* **MATERIAL**:
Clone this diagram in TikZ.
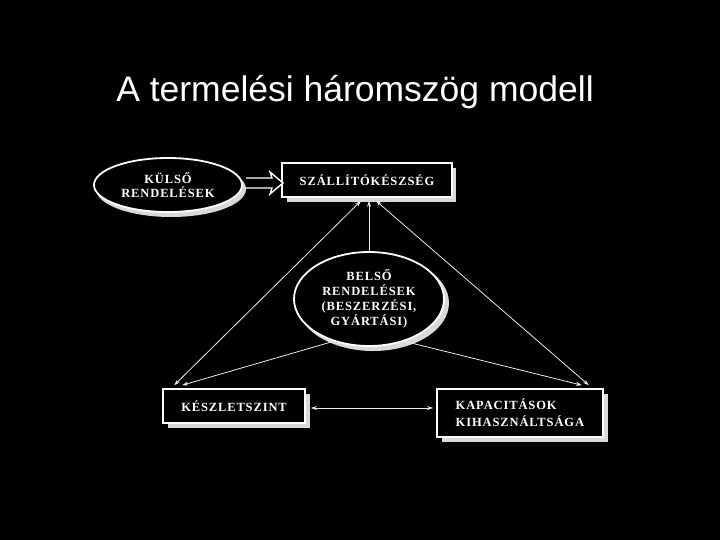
\documentclass[tikz,border=0pt]{standalone}
\usepackage{fontspec}
\setmainfont{Liberation Serif}
\newfontfamily\titlefont{Liberation Sans}
\newfontfamily\boxfont[LetterSpace=7]{Liberation Serif}
\usetikzlibrary{shapes.geometric,arrows.meta,calc}
\begin{document}
\begin{tikzpicture}[x=1pt,y=-1pt,
  lbl/.style={text=white,font=\boxfont\bfseries\fontsize{12.5}{14}\selectfont,align=center},
  boxnode/.style={draw=white,line width=1.6pt,fill=black,rectangle,inner sep=0pt},
  ellnode/.style={draw=white,line width=1.8pt,fill=black,ellipse,inner sep=0pt},
  shadow/.style={fill=white!85!black},
  conn/.style={draw=white!92!black,line width=0.8pt},
  tip/.style={-{Stealth[length=6pt,width=4pt]}},
  tips/.style={{Stealth[length=6pt,width=4pt]}-{Stealth[length=6pt,width=4pt]}},
  ]
\fill[black] (0,0) rectangle (720,540);
\useasboundingbox (0,0) rectangle (720,540);

\node[text=white,font=\titlefont\fontsize{35.5}{40}\selectfont,anchor=base] (title) at (355,102) {A termelési háromszög modell};

% shadows
\fill[shadow] (287,168) rectangle (456,202);
\fill[shadow] (168,394) rectangle (310,428);
\fill[shadow] (442,394) rectangle (608,442);
\fill[shadow] (171,189) ellipse [x radius=75, y radius=28];
\fill[shadow] (373,303) ellipse [x radius=76, y radius=48];

% nodes
\node[ellnode,minimum width=148pt,minimum height=54pt] (kulso) at (168,185) {};
\node[lbl] at (kulso.center) {KÜLSŐ\\RENDELÉSEK};
\node[boxnode,minimum width=170pt,minimum height=34pt] (szall) at (367,180) {};
\node[lbl] at (szall.center) {SZÁLLÍTÓKÉSZSÉG};
\node[ellnode,minimum width=150pt,minimum height=94pt] (belso) at (369,299) {};
\node[lbl,font=\boxfont\bfseries\fontsize{12.5}{15}\selectfont] at (belso.center) {BELSŐ\\RENDELÉSEK\\(BESZERZÉSI,\\GYÁRTÁSI)};
\node[boxnode,minimum width=142pt,minimum height=34pt] (keszlet) at (234,406) {};
\node[lbl] at (keszlet.center) {KÉSZLETSZINT};
\node[boxnode,minimum width=166pt,minimum height=48pt] (kapac) at (520,413) {};
\node[lbl,align=left,anchor=west,font=\boxfont\bfseries\fontsize{12.5}{17}\selectfont] at ($(kapac.west)+(16,0)$) {KAPACITÁSOK\\KIHASZNÁLTSÁGA};

% hollow double arrow
\draw[white,line width=1.4pt,fill=black] (246,178) -- (272,178) -- (270,172) -- (283,183) -- (270,194) -- (272,188) -- (246,188);

% connectors
\coordinate (tl) at ($(szall.south)+(-6,3)$);
\coordinate (tr) at ($(szall.south)+(9,3)$);
\coordinate (bl) at ($(keszlet.north west)+(12,-3)$);
\coordinate (bl2) at ($(keszlet.north west)+(20,-3)$);
\coordinate (br) at ($(kapac.north east)+(-15,-3)$);
\coordinate (br2) at ($(kapac.north east)+(-22,-3)$);
\draw[conn,tips] (bl) -- (tl);
\draw[conn,tips] (br) -- (tr);
\draw[conn,tip] (belso.north) -- ($(szall.south)+(2,3)$);
\draw[conn,tip] (belso.-130) -- (bl2);
\draw[conn,tip] (belso.-50) -- (br2);
\draw[conn,tips] ($(keszlet.east)+(5,2)$) -- ($(kapac.west)+(-3,-5)$);
\end{tikzpicture}
\end{document}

* **WHAT IS REQUIRED**: Restate the material word for word from its first line through the line containing "radius=76, y radius=48];", both included; the pictures do not belong in it.

* **THE ANSWER**:
Clone this diagram in TikZ.
\documentclass[tikz,border=0pt]{standalone}
\usepackage{fontspec}
\setmainfont{Liberation Serif}
\newfontfamily\titlefont{Liberation Sans}
\newfontfamily\boxfont[LetterSpace=7]{Liberation Serif}
\usetikzlibrary{shapes.geometric,arrows.meta,calc}
\begin{document}
\begin{tikzpicture}[x=1pt,y=-1pt,
  lbl/.style={text=white,font=\boxfont\bfseries\fontsize{12.5}{14}\selectfont,align=center},
  boxnode/.style={draw=white,line width=1.6pt,fill=black,rectangle,inner sep=0pt},
  ellnode/.style={draw=white,line width=1.8pt,fill=black,ellipse,inner sep=0pt},
  shadow/.style={fill=white!85!black},
  conn/.style={draw=white!92!black,line width=0.8pt},
  tip/.style={-{Stealth[length=6pt,width=4pt]}},
  tips/.style={{Stealth[length=6pt,width=4pt]}-{Stealth[length=6pt,width=4pt]}},
  ]
\fill[black] (0,0) rectangle (720,540);
\useasboundingbox (0,0) rectangle (720,540);

\node[text=white,font=\titlefont\fontsize{35.5}{40}\selectfont,anchor=base] (title) at (355,102) {A termelési háromszög modell};

% shadows
\fill[shadow] (287,168) rectangle (456,202);
\fill[shadow] (168,394) rectangle (310,428);
\fill[shadow] (442,394) rectangle (608,442);
\fill[shadow] (171,189) ellipse [x radius=75, y radius=28];
\fill[shadow] (373,303) ellipse [x radius=76, y radius=48];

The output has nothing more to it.